When jamming, constantly look at other players, their eyes and their body language. There is so much, musically, that you can make happen this way. Breaks, modulations (sometimes yelled and the end of a song section), solos, vamps, all these things are only possible when the players make eye contact regularly.

 

Comping

Most of the time, on the guitar, you're either playing a melody, accompanying chords, fills or a solo. BUT, if there is another chord instrument, it's cool to just lay out for a while and let them do the comping. Too many guitar players just play the whole time, without evaluating whether of not they should be playing at all during the various sections of the song!

 

Singers

If a singer joins in, this generally pulls in the attention of the audience. Take shorter solos and let the singer shine! Don't play too loud, singers need to hear their own voice in order to sing in tune. A good singer will also give the band subtle cues or signs through his/her body language.

 

Your playing: No worries

It's easy to focus too much on your own playing during and after you're done jamming. But don't worry!! A jam session is also a place to make mistakes, mess up the chords or the form, play with a not-so-good guitar sound, and the like. It happens to everyone and it's no big deal!
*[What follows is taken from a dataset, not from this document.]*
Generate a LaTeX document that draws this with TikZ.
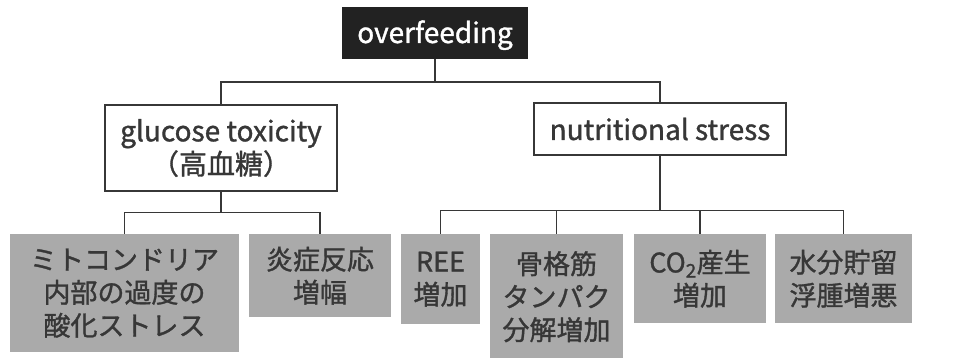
\documentclass[tikz,border=0pt]{standalone}
\usepackage{fontspec}
\setmainfont{Noto Sans CJK JP}[FakeBold=1.2]
\definecolor{inkgray}{RGB}{55,55,55}
\definecolor{leafgray}{RGB}{170,170,170}
\definecolor{topfill}{RGB}{34,34,34}

\begin{document}
\begin{tikzpicture}[x=1pt,y=-1pt,
  every node/.style={font=\fontsize{27}{33}\selectfont,text=inkgray,align=center,inner sep=0pt},
  latin/.style={font=\fontsize{28}{33}\selectfont},
  text drop/.style={execute at begin node={\rule{0pt}{#1}}},
  topbox/.style={fill=topfill,text=white,latin,text drop=27pt},
  midbox/.style={draw=inkgray,line width=1.4pt,fill=white,latin},
  leafbox/.style={fill=leafgray,anchor=north,text drop=30pt},
  link/.style={draw=inkgray,line width=1.4pt}]
  \useasboundingbox (0,0) rectangle (955,358);
  %
  \node[topbox,minimum width=186pt,minimum height=52pt] (over) at (435,33) {overfeeding};
  %
  \node[midbox,text drop=31pt,minimum width=232pt,minimum height=86pt] (gluc) at (221,148) {glucose toxicity\\（高血糖）};
  \node[midbox,minimum width=252pt,minimum height=52pt] (nutr) at (660,129) {nutritional stress};
  %
  \node[leafbox,minimum width=229pt,minimum height=118pt] (mito) at (124.5,234) {ミトコンドリア\\内部の過度の\\酸化ストレス};
  \node[leafbox,minimum width=142pt,minimum height=83pt] (ensho) at (320,234) {炎症反応\\増幅};
  %
  \node[leafbox,minimum width=79pt,minimum height=90pt] (ree) at (440.5,234) {REE\\増加};
  \node[leafbox,minimum width=133pt,minimum height=125pt] (kin) at (556.5,234) {骨格筋\\タンパク\\分解増加};
  \node[leafbox,minimum width=132pt,minimum height=89pt] (co2) at (700,234) {CO\textsubscript{2}産生\\増加};
  \node[leafbox,minimum width=137pt,minimum height=89pt] (mizu) at (843.5,234) {水分貯留\\浮腫増悪};
  %
  \draw[link] (over.south) -- ++(0,23) -| (gluc.north);
  \draw[link] (over.south) -- ++(0,23) -| (nutr.north);
  %
  \draw[link] (gluc.south) -- ++(0,21) -| (mito.north);
  \draw[link] (gluc.south) -- ++(0,21) -| (ensho.north);
  %
  \draw[link] (nutr.south) -- ++(0,55) -| (ree.north);
  \draw[link] (nutr.south) -- ++(0,55) -| (kin.north);
  \draw[link] (nutr.south) -- ++(0,55) -| (co2.north);
  \draw[link] (nutr.south) -- ++(0,55) -| (mizu.north);
  %
\end{tikzpicture}
\end{document}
There are famous stories about people like Charlie Parker being laughed off stage or messing up.

The main reasons to play in jam sessions should be:

- You play in a jam session to HAVE fun, so relax and don't expect too much from yourself.

- You play in a jam session to GAIN EXPERIENCE, negative or positive.

After playing 10-20 jam sessions you will have learned more about music, about communication and about yourself, than you could have learned by playing 20 normal gigs with your own band, or practising for a whole year at home!

 

Respect your fellow musician

Most of the etiquette on jam sessions comes down to having a certain amount of respect for the abilities, but more importantly, for the FEELINGS of the other people involved in the session. Keep in mind that they might feel just as happy/unhappy/scared/hyped/out-of-place or whatever as you do.

Also try to show musicians respect even if they act bossy.
If a somewhat arrogant jam player who doesn't know you, thinks you're a newbie, and starts giving you commands, while you have already played in more than a few sessions (eg. you've 'payed your dues'), stay polite and let them live, this time... Muahahaahaaa!

 

Audience

Another thing to realize is that even a jam session serves not only the musicians playing, but also the audience (musician or non-musician) present. This means it's a good idea to also make eye-contact with the audience. And when you're having fun, show everyone that you are! Smile, do a little dance, whatever.

It's nice if there is something entertaining/funny/intriguing going on onstage, visually. Live music is part music, part visual performance/entertainment, at least from an audience point of view.

 

That's it. I think this sums up the most important unwritten jam sessions rules or etiquette. Have fun!